→ **THE REQUEST**
Quote every line from the top of the listing down to and including the line that contains "(shaft2) at (1133,182)".

→ **DATA LINES**
★ ★ ★ ★

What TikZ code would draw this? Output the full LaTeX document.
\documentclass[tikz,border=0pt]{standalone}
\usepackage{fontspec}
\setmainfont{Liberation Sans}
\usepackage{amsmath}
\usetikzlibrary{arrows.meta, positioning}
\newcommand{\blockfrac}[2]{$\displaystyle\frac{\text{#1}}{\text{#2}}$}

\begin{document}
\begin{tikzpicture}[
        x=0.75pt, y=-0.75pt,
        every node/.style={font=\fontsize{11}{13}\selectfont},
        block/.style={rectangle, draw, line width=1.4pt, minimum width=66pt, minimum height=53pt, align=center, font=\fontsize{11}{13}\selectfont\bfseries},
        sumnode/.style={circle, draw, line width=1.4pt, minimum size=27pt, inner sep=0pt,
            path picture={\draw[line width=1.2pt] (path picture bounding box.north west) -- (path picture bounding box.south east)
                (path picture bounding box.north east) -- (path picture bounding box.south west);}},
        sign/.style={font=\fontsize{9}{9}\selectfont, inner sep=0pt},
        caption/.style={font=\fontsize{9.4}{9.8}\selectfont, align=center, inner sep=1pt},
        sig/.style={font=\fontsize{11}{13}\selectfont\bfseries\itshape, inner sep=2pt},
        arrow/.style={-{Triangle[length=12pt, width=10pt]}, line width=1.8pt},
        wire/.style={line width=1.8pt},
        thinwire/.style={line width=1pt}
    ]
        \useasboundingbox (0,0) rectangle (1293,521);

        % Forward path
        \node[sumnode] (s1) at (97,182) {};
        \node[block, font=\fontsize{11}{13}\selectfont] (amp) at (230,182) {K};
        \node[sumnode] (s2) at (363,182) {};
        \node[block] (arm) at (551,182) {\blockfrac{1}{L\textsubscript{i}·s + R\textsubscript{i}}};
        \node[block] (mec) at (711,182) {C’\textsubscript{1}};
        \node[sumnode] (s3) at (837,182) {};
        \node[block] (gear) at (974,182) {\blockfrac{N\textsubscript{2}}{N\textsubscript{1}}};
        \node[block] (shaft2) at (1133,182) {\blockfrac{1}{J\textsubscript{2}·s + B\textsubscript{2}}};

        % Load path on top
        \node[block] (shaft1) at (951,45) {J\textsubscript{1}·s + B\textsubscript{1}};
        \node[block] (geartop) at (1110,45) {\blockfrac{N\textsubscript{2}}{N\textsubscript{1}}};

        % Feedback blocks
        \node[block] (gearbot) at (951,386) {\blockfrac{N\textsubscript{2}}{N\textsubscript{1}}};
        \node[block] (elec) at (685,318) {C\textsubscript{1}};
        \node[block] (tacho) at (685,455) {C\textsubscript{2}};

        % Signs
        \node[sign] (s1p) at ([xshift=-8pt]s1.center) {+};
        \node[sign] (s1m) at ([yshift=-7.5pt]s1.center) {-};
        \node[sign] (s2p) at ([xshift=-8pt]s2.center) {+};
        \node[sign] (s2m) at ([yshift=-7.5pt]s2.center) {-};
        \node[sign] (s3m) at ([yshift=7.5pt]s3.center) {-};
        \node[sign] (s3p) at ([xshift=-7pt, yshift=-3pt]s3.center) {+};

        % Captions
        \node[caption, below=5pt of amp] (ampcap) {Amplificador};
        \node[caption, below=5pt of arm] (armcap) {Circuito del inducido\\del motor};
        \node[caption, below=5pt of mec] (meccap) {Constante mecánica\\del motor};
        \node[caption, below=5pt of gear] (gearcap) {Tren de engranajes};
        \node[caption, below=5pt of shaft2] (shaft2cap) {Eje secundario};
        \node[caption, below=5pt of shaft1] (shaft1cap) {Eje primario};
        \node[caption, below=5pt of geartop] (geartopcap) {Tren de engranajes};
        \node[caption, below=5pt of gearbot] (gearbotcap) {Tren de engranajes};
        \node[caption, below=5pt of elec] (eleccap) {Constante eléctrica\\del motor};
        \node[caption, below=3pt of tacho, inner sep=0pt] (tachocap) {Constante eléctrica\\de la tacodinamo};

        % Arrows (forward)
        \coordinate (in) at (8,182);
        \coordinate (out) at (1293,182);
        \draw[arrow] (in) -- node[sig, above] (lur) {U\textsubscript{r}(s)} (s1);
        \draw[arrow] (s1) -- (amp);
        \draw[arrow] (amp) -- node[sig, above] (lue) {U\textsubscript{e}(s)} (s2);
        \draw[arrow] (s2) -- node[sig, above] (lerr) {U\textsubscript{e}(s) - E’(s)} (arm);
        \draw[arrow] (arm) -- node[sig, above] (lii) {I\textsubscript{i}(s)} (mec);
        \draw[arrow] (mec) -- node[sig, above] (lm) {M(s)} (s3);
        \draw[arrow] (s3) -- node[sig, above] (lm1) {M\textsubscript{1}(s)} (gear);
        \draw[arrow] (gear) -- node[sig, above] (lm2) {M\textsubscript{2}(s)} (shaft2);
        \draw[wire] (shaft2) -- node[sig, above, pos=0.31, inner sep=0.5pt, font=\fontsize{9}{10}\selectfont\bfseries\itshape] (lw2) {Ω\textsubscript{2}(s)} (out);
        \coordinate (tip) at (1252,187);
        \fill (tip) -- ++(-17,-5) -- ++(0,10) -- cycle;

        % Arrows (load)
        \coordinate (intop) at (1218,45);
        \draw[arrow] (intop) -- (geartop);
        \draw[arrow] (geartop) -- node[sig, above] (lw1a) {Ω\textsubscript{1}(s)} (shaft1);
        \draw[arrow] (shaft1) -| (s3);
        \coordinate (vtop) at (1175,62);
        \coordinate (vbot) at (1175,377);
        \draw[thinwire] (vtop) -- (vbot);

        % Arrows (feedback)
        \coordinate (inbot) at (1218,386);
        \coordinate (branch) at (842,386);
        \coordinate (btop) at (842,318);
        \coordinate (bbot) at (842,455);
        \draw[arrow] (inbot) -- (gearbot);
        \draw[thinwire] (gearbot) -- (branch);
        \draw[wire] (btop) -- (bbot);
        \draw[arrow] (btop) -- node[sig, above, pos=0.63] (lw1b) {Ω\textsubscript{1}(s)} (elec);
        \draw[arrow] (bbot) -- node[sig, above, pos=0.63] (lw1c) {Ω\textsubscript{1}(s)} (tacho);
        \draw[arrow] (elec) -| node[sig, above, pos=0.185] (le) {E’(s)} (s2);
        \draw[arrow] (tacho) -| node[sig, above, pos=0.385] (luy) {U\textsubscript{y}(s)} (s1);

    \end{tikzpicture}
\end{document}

★ ★ ★ ★

→ **FINISHED TASK**
What TikZ code would draw this? Output the full LaTeX document.
\documentclass[tikz,border=0pt]{standalone}
\usepackage{fontspec}
\setmainfont{Liberation Sans}
\usepackage{amsmath}
\usetikzlibrary{arrows.meta, positioning}
\newcommand{\blockfrac}[2]{$\displaystyle\frac{\text{#1}}{\text{#2}}$}

\begin{document}
\begin{tikzpicture}[
        x=0.75pt, y=-0.75pt,
        every node/.style={font=\fontsize{11}{13}\selectfont},
        block/.style={rectangle, draw, line width=1.4pt, minimum width=66pt, minimum height=53pt, align=center, font=\fontsize{11}{13}\selectfont\bfseries},
        sumnode/.style={circle, draw, line width=1.4pt, minimum size=27pt, inner sep=0pt,
            path picture={\draw[line width=1.2pt] (path picture bounding box.north west) -- (path picture bounding box.south east)
                (path picture bounding box.north east) -- (path picture bounding box.south west);}},
        sign/.style={font=\fontsize{9}{9}\selectfont, inner sep=0pt},
        caption/.style={font=\fontsize{9.4}{9.8}\selectfont, align=center, inner sep=1pt},
        sig/.style={font=\fontsize{11}{13}\selectfont\bfseries\itshape, inner sep=2pt},
        arrow/.style={-{Triangle[length=12pt, width=10pt]}, line width=1.8pt},
        wire/.style={line width=1.8pt},
        thinwire/.style={line width=1pt}
    ]
        \useasboundingbox (0,0) rectangle (1293,521);

        % Forward path
        \node[sumnode] (s1) at (97,182) {};
        \node[block, font=\fontsize{11}{13}\selectfont] (amp) at (230,182) {K};
        \node[sumnode] (s2) at (363,182) {};
        \node[block] (arm) at (551,182) {\blockfrac{1}{L\textsubscript{i}·s + R\textsubscript{i}}};
        \node[block] (mec) at (711,182) {C’\textsubscript{1}};
        \node[sumnode] (s3) at (837,182) {};
        \node[block] (gear) at (974,182) {\blockfrac{N\textsubscript{2}}{N\textsubscript{1}}};
        \node[block] (shaft2) at (1133,182) {\blockfrac{1}{J\textsubscript{2}·s + B\textsubscript{2}}};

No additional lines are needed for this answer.